◆ Work required ◆
Make an exact copy of the entries below.

-- begin Available records --

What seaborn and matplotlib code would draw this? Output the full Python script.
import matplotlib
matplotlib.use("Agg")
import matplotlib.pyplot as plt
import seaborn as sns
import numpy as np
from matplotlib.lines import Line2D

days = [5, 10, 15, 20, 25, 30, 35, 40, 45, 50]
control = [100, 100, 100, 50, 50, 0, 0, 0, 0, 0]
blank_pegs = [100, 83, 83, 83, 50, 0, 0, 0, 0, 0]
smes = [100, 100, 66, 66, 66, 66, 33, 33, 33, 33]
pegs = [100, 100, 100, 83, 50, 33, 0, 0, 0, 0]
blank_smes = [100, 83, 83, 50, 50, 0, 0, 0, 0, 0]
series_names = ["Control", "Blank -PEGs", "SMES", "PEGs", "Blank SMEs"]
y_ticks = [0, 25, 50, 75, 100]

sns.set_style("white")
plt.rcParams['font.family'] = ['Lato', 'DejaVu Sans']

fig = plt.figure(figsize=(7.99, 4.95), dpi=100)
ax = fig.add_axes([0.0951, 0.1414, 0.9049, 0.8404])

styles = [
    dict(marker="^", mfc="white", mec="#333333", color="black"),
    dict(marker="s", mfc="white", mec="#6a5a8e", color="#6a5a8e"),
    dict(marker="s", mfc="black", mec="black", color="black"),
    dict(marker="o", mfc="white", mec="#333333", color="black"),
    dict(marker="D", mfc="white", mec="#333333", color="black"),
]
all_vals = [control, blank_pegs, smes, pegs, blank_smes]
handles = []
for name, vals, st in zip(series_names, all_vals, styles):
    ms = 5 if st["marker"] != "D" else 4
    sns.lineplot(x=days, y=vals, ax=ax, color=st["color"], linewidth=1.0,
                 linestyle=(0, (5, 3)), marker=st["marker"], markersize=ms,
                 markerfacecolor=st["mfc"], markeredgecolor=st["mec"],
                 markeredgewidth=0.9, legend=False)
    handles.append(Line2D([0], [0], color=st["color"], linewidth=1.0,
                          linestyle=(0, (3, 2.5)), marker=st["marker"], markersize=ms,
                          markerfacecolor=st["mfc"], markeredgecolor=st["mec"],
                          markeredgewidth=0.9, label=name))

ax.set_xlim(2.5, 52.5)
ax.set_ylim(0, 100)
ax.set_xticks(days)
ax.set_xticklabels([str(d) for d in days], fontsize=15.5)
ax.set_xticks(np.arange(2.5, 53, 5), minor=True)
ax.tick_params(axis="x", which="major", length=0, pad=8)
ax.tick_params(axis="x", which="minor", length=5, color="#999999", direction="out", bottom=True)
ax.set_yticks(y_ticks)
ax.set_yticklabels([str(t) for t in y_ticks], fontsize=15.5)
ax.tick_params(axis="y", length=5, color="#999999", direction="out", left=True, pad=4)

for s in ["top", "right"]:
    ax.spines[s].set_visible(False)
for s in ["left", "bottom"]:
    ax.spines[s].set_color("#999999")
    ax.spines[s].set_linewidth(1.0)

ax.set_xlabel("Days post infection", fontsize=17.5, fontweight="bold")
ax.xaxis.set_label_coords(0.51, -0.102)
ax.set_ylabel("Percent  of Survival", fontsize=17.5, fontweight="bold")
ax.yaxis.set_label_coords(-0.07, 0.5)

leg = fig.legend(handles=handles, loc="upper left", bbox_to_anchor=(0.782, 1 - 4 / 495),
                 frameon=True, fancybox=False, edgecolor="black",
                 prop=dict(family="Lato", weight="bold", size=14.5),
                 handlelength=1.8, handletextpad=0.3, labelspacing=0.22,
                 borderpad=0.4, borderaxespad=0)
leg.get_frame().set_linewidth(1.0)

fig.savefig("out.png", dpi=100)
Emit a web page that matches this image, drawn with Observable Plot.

-- end Available records --

◆ Solution to the problem ◆
What seaborn and matplotlib code would draw this? Output the full Python script.
import matplotlib
matplotlib.use("Agg")
import matplotlib.pyplot as plt
import seaborn as sns
import numpy as np
from matplotlib.lines import Line2D

days = [5, 10, 15, 20, 25, 30, 35, 40, 45, 50]
control = [100, 100, 100, 50, 50, 0, 0, 0, 0, 0]
blank_pegs = [100, 83, 83, 83, 50, 0, 0, 0, 0, 0]
smes = [100, 100, 66, 66, 66, 66, 33, 33, 33, 33]
pegs = [100, 100, 100, 83, 50, 33, 0, 0, 0, 0]
blank_smes = [100, 83, 83, 50, 50, 0, 0, 0, 0, 0]
series_names = ["Control", "Blank -PEGs", "SMES", "PEGs", "Blank SMEs"]
y_ticks = [0, 25, 50, 75, 100]

sns.set_style("white")
plt.rcParams['font.family'] = ['Lato', 'DejaVu Sans']

fig = plt.figure(figsize=(7.99, 4.95), dpi=100)
ax = fig.add_axes([0.0951, 0.1414, 0.9049, 0.8404])

styles = [
    dict(marker="^", mfc="white", mec="#333333", color="black"),
    dict(marker="s", mfc="white", mec="#6a5a8e", color="#6a5a8e"),
    dict(marker="s", mfc="black", mec="black", color="black"),
    dict(marker="o", mfc="white", mec="#333333", color="black"),
    dict(marker="D", mfc="white", mec="#333333", color="black"),
]
all_vals = [control, blank_pegs, smes, pegs, blank_smes]
handles = []
for name, vals, st in zip(series_names, all_vals, styles):
    ms = 5 if st["marker"] != "D" else 4
    sns.lineplot(x=days, y=vals, ax=ax, color=st["color"], linewidth=1.0,
                 linestyle=(0, (5, 3)), marker=st["marker"], markersize=ms,
                 markerfacecolor=st["mfc"], markeredgecolor=st["mec"],
                 markeredgewidth=0.9, legend=False)
    handles.append(Line2D([0], [0], color=st["color"], linewidth=1.0,
                          linestyle=(0, (3, 2.5)), marker=st["marker"], markersize=ms,
                          markerfacecolor=st["mfc"], markeredgecolor=st["mec"],
                          markeredgewidth=0.9, label=name))

ax.set_xlim(2.5, 52.5)
ax.set_ylim(0, 100)
ax.set_xticks(days)
ax.set_xticklabels([str(d) for d in days], fontsize=15.5)
ax.set_xticks(np.arange(2.5, 53, 5), minor=True)
ax.tick_params(axis="x", which="major", length=0, pad=8)
ax.tick_params(axis="x", which="minor", length=5, color="#999999", direction="out", bottom=True)
ax.set_yticks(y_ticks)
ax.set_yticklabels([str(t) for t in y_ticks], fontsize=15.5)
ax.tick_params(axis="y", length=5, color="#999999", direction="out", left=True, pad=4)

for s in ["top", "right"]:
    ax.spines[s].set_visible(False)
for s in ["left", "bottom"]:
    ax.spines[s].set_color("#999999")
    ax.spines[s].set_linewidth(1.0)

ax.set_xlabel("Days post infection", fontsize=17.5, fontweight="bold")
ax.xaxis.set_label_coords(0.51, -0.102)
ax.set_ylabel("Percent  of Survival", fontsize=17.5, fontweight="bold")
ax.yaxis.set_label_coords(-0.07, 0.5)

leg = fig.legend(handles=handles, loc="upper left", bbox_to_anchor=(0.782, 1 - 4 / 495),
                 frameon=True, fancybox=False, edgecolor="black",
                 prop=dict(family="Lato", weight="bold", size=14.5),
                 handlelength=1.8, handletextpad=0.3, labelspacing=0.22,
                 borderpad=0.4, borderaxespad=0)
leg.get_frame().set_linewidth(1.0)

fig.savefig("out.png", dpi=100)
Emit a web page that matches this image, drawn with Observable Plot.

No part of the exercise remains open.